=== WHAT THE EXERCISE ASKS ===
Images should be left out, and everything else in the listing reproduced exactly.

(begin)

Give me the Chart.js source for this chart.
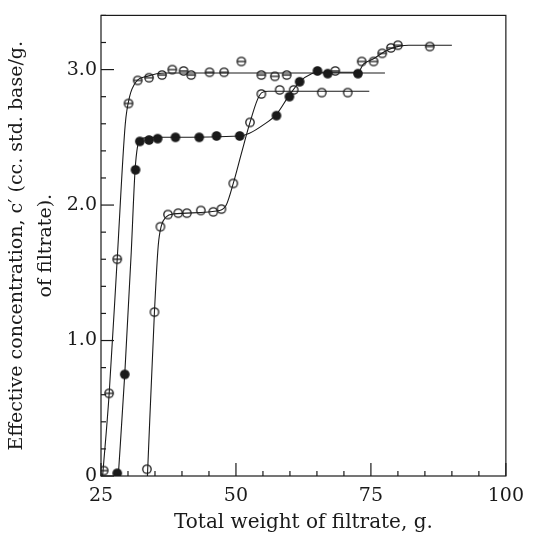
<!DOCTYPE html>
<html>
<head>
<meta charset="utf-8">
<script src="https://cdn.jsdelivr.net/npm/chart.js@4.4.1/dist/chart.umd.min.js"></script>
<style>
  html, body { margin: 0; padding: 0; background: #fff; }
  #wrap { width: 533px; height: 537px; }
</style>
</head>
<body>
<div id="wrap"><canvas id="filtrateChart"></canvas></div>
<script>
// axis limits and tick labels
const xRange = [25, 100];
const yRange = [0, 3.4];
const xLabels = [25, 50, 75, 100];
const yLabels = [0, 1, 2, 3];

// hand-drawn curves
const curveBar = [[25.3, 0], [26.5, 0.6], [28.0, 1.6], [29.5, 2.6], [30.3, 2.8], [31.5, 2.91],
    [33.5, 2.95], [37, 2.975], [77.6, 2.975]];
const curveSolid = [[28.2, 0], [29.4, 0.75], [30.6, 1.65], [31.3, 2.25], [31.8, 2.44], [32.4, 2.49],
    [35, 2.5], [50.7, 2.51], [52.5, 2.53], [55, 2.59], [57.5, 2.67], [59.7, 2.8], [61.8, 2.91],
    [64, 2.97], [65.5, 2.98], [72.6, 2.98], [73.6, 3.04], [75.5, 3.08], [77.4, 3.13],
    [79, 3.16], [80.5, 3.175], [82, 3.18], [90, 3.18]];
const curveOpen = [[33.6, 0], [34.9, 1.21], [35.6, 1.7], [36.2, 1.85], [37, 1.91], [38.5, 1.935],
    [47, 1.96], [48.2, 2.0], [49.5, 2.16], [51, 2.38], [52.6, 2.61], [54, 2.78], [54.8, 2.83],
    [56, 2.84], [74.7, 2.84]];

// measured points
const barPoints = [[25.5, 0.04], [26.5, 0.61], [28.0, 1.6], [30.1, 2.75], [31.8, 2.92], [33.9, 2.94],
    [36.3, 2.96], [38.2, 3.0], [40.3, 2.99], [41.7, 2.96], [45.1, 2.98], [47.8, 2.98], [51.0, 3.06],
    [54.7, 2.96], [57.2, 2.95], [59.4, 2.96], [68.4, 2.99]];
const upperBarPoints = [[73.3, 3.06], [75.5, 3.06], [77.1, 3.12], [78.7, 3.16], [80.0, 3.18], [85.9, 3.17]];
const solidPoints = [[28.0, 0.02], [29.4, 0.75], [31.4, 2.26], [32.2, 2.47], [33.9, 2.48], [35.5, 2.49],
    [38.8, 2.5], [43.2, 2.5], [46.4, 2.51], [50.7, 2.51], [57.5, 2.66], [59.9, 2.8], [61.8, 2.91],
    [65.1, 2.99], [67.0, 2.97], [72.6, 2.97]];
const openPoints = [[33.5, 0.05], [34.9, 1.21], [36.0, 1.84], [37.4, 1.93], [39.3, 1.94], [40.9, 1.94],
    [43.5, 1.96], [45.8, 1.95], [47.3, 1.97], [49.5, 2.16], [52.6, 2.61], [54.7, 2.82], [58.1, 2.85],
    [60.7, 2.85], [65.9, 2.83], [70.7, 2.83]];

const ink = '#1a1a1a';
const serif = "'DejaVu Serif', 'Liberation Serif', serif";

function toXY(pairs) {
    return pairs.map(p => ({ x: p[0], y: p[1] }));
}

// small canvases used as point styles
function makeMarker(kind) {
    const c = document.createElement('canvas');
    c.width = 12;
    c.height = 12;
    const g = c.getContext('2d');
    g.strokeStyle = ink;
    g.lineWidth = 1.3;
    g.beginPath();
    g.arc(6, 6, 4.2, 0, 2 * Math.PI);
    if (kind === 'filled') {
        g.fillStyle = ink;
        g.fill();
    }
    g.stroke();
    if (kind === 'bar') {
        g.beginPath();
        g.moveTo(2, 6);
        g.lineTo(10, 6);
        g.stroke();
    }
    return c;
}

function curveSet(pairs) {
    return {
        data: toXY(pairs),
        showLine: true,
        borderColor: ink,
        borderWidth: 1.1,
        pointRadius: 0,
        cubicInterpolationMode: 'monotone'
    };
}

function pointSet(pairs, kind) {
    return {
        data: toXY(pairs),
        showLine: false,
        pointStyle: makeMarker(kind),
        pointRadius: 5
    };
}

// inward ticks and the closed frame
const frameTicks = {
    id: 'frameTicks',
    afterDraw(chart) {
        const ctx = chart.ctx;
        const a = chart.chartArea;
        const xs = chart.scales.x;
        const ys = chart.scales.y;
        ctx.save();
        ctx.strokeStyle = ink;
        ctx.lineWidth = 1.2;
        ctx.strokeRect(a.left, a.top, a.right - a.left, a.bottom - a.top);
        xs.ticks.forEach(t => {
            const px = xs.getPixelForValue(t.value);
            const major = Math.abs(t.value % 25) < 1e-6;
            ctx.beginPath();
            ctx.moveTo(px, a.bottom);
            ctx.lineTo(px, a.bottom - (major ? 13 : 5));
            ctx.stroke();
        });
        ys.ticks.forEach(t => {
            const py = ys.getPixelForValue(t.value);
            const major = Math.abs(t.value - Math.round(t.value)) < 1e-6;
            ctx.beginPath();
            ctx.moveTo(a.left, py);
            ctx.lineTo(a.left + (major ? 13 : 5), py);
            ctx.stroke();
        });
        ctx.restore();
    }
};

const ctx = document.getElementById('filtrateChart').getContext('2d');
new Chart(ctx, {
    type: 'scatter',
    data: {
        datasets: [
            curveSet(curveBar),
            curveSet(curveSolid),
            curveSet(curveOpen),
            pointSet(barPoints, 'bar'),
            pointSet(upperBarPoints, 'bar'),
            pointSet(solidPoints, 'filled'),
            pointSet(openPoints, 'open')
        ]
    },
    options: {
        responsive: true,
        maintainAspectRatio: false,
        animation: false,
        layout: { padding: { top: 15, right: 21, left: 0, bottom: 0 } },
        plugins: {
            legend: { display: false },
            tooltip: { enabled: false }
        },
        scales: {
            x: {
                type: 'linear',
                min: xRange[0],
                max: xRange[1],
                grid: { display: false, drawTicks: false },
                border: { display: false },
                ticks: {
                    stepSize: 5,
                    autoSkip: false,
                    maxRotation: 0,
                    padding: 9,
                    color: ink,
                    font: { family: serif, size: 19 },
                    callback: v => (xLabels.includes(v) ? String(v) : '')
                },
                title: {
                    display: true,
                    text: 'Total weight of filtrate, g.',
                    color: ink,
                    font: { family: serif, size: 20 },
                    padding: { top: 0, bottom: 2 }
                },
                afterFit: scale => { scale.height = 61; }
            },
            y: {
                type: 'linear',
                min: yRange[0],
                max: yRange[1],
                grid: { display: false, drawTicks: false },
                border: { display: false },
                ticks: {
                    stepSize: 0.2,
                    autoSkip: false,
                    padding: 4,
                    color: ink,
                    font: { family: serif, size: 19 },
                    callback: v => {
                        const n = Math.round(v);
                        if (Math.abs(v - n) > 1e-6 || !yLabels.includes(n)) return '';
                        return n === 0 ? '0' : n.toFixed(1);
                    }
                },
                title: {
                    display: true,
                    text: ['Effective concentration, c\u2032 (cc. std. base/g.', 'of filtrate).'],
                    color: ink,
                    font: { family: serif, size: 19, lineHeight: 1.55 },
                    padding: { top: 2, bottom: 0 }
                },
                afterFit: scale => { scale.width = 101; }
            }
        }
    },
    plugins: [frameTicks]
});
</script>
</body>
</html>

(end)

=== PROBLEM SOLUTION ===
Give me the Chart.js source for this chart.
<!DOCTYPE html>
<html>
<head>
<meta charset="utf-8">
<script src="https://cdn.jsdelivr.net/npm/chart.js@4.4.1/dist/chart.umd.min.js"></script>
<style>
  html, body { margin: 0; padding: 0; background: #fff; }
  #wrap { width: 533px; height: 537px; }
</style>
</head>
<body>
<div id="wrap"><canvas id="filtrateChart"></canvas></div>
<script>
// axis limits and tick labels
const xRange = [25, 100];
const yRange = [0, 3.4];
const xLabels = [25, 50, 75, 100];
const yLabels = [0, 1, 2, 3];

// hand-drawn curves
const curveBar = [[25.3, 0], [26.5, 0.6], [28.0, 1.6], [29.5, 2.6], [30.3, 2.8], [31.5, 2.91],
    [33.5, 2.95], [37, 2.975], [77.6, 2.975]];
const curveSolid = [[28.2, 0], [29.4, 0.75], [30.6, 1.65], [31.3, 2.25], [31.8, 2.44], [32.4, 2.49],
    [35, 2.5], [50.7, 2.51], [52.5, 2.53], [55, 2.59], [57.5, 2.67], [59.7, 2.8], [61.8, 2.91],
    [64, 2.97], [65.5, 2.98], [72.6, 2.98], [73.6, 3.04], [75.5, 3.08], [77.4, 3.13],
    [79, 3.16], [80.5, 3.175], [82, 3.18], [90, 3.18]];
const curveOpen = [[33.6, 0], [34.9, 1.21], [35.6, 1.7], [36.2, 1.85], [37, 1.91], [38.5, 1.935],
    [47, 1.96], [48.2, 2.0], [49.5, 2.16], [51, 2.38], [52.6, 2.61], [54, 2.78], [54.8, 2.83],
    [56, 2.84], [74.7, 2.84]];

// measured points
const barPoints = [[25.5, 0.04], [26.5, 0.61], [28.0, 1.6], [30.1, 2.75], [31.8, 2.92], [33.9, 2.94],
    [36.3, 2.96], [38.2, 3.0], [40.3, 2.99], [41.7, 2.96], [45.1, 2.98], [47.8, 2.98], [51.0, 3.06],
    [54.7, 2.96], [57.2, 2.95], [59.4, 2.96], [68.4, 2.99]];
const upperBarPoints = [[73.3, 3.06], [75.5, 3.06], [77.1, 3.12], [78.7, 3.16], [80.0, 3.18], [85.9, 3.17]];
const solidPoints = [[28.0, 0.02], [29.4, 0.75], [31.4, 2.26], [32.2, 2.47], [33.9, 2.48], [35.5, 2.49],
    [38.8, 2.5], [43.2, 2.5], [46.4, 2.51], [50.7, 2.51], [57.5, 2.66], [59.9, 2.8], [61.8, 2.91],
    [65.1, 2.99], [67.0, 2.97], [72.6, 2.97]];
const openPoints = [[33.5, 0.05], [34.9, 1.21], [36.0, 1.84], [37.4, 1.93], [39.3, 1.94], [40.9, 1.94],
    [43.5, 1.96], [45.8, 1.95], [47.3, 1.97], [49.5, 2.16], [52.6, 2.61], [54.7, 2.82], [58.1, 2.85],
    [60.7, 2.85], [65.9, 2.83], [70.7, 2.83]];

const ink = '#1a1a1a';
const serif = "'DejaVu Serif', 'Liberation Serif', serif";

function toXY(pairs) {
    return pairs.map(p => ({ x: p[0], y: p[1] }));
}

// small canvases used as point styles
function makeMarker(kind) {
    const c = document.createElement('canvas');
    c.width = 12;
    c.height = 12;
    const g = c.getContext('2d');
    g.strokeStyle = ink;
    g.lineWidth = 1.3;
    g.beginPath();
    g.arc(6, 6, 4.2, 0, 2 * Math.PI);
    if (kind === 'filled') {
        g.fillStyle = ink;
        g.fill();
    }
    g.stroke();
    if (kind === 'bar') {
        g.beginPath();
        g.moveTo(2, 6);
        g.lineTo(10, 6);
        g.stroke();
    }
    return c;
}

function curveSet(pairs) {
    return {
        data: toXY(pairs),
        showLine: true,
        borderColor: ink,
        borderWidth: 1.1,
        pointRadius: 0,
        cubicInterpolationMode: 'monotone'
    };
}

function pointSet(pairs, kind) {
    return {
        data: toXY(pairs),
        showLine: false,
        pointStyle: makeMarker(kind),
        pointRadius: 5
    };
}

// inward ticks and the closed frame
const frameTicks = {
    id: 'frameTicks',
    afterDraw(chart) {
        const ctx = chart.ctx;
        const a = chart.chartArea;
        const xs = chart.scales.x;
        const ys = chart.scales.y;
        ctx.save();
        ctx.strokeStyle = ink;
        ctx.lineWidth = 1.2;
        ctx.strokeRect(a.left, a.top, a.right - a.left, a.bottom - a.top);
        xs.ticks.forEach(t => {
            const px = xs.getPixelForValue(t.value);
            const major = Math.abs(t.value % 25) < 1e-6;
            ctx.beginPath();
            ctx.moveTo(px, a.bottom);
            ctx.lineTo(px, a.bottom - (major ? 13 : 5));
            ctx.stroke();
        });
        ys.ticks.forEach(t => {
            const py = ys.getPixelForValue(t.value);
            const major = Math.abs(t.value - Math.round(t.value)) < 1e-6;
            ctx.beginPath();
            ctx.moveTo(a.left, py);
            ctx.lineTo(a.left + (major ? 13 : 5), py);
            ctx.stroke();
        });
        ctx.restore();
    }
};

const ctx = document.getElementById('filtrateChart').getContext('2d');
new Chart(ctx, {
    type: 'scatter',
    data: {
        datasets: [
            curveSet(curveBar),
            curveSet(curveSolid),
            curveSet(curveOpen),
            pointSet(barPoints, 'bar'),
            pointSet(upperBarPoints, 'bar'),
            pointSet(solidPoints, 'filled'),
            pointSet(openPoints, 'open')
        ]
    },
    options: {
        responsive: true,
        maintainAspectRatio: false,
        animation: false,
        layout: { padding: { top: 15, right: 21, left: 0, bottom: 0 } },
        plugins: {
            legend: { display: false },
            tooltip: { enabled: false }
        },
        scales: {
            x: {
                type: 'linear',
                min: xRange[0],
                max: xRange[1],
                grid: { display: false, drawTicks: false },
                border: { display: false },
                ticks: {
                    stepSize: 5,
                    autoSkip: false,
                    maxRotation: 0,
                    padding: 9,
                    color: ink,
                    font: { family: serif, size: 19 },
                    callback: v => (xLabels.includes(v) ? String(v) : '')
                },
                title: {
                    display: true,
                    text: 'Total weight of filtrate, g.',
                    color: ink,
                    font: { family: serif, size: 20 },
                    padding: { top: 0, bottom: 2 }
                },
                afterFit: scale => { scale.height = 61; }
            },
            y: {
                type: 'linear',
                min: yRange[0],
                max: yRange[1],
                grid: { display: false, drawTicks: false },
                border: { display: false },
                ticks: {
                    stepSize: 0.2,
                    autoSkip: false,
                    padding: 4,
                    color: ink,
                    font: { family: serif, size: 19 },
                    callback: v => {
                        const n = Math.round(v);
                        if (Math.abs(v - n) > 1e-6 || !yLabels.includes(n)) return '';
                        return n === 0 ? '0' : n.toFixed(1);
                    }
                },
                title: {
                    display: true,
                    text: ['Effective concentration, c\u2032 (cc. std. base/g.', 'of filtrate).'],
                    color: ink,
                    font: { family: serif, size: 19, lineHeight: 1.55 },
                    padding: { top: 2, bottom: 0 }
                },
                afterFit: scale => { scale.width = 101; }
            }
        }
    },
    plugins: [frameTicks]
});
</script>
</body>
</html>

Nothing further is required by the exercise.